Nonlinear control strategy for thermal budget in spike rapid thermal processing systems based on Wiener model

The spike‐shaped temperature profile in thermal treatments is widely used in semiconductor manufacturing for providing precise thermal budget. This thermal budget control issue gets more crucial as the technology node progressively shrinks. Therefore, rapid thermal processing (RTP) with spike‐shaped temperature profile, such as spike annealing, has the ability to meet this requirement. With its exceptionally stringent performance requirements (e.g. high temperature ramp‐up/down rate and high temperature uniformity), temperature control in RTP systems is a challenging task.
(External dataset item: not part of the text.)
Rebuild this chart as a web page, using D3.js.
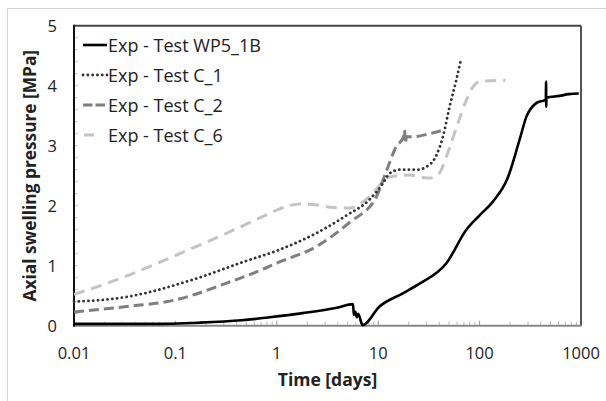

Our previous work proposed a methodology of control system design which can precisely target the thermal budget indices. The major problem in that work is that a linear model of the RTP system is assumed, but the dynamics of RTP system is, in fact, nonlinear in nature. In this study, we extend the previous work by considering the nonlinearity of the RTP system. First, a nonlinear Wiener model, instead of linear model, is used to represent the RTP system. For this purpose, a simple noniterative algorithm for the identification of Wiener model is proposed. Then, a simple nonlinear control strategy based on the Wiener model is developed for providing precise thermal budget. Simulation results have shown that the proposed method performs well in spike RTP systems. © 2011 Curtin University of Technology and John Wiley & Sons, Ltd.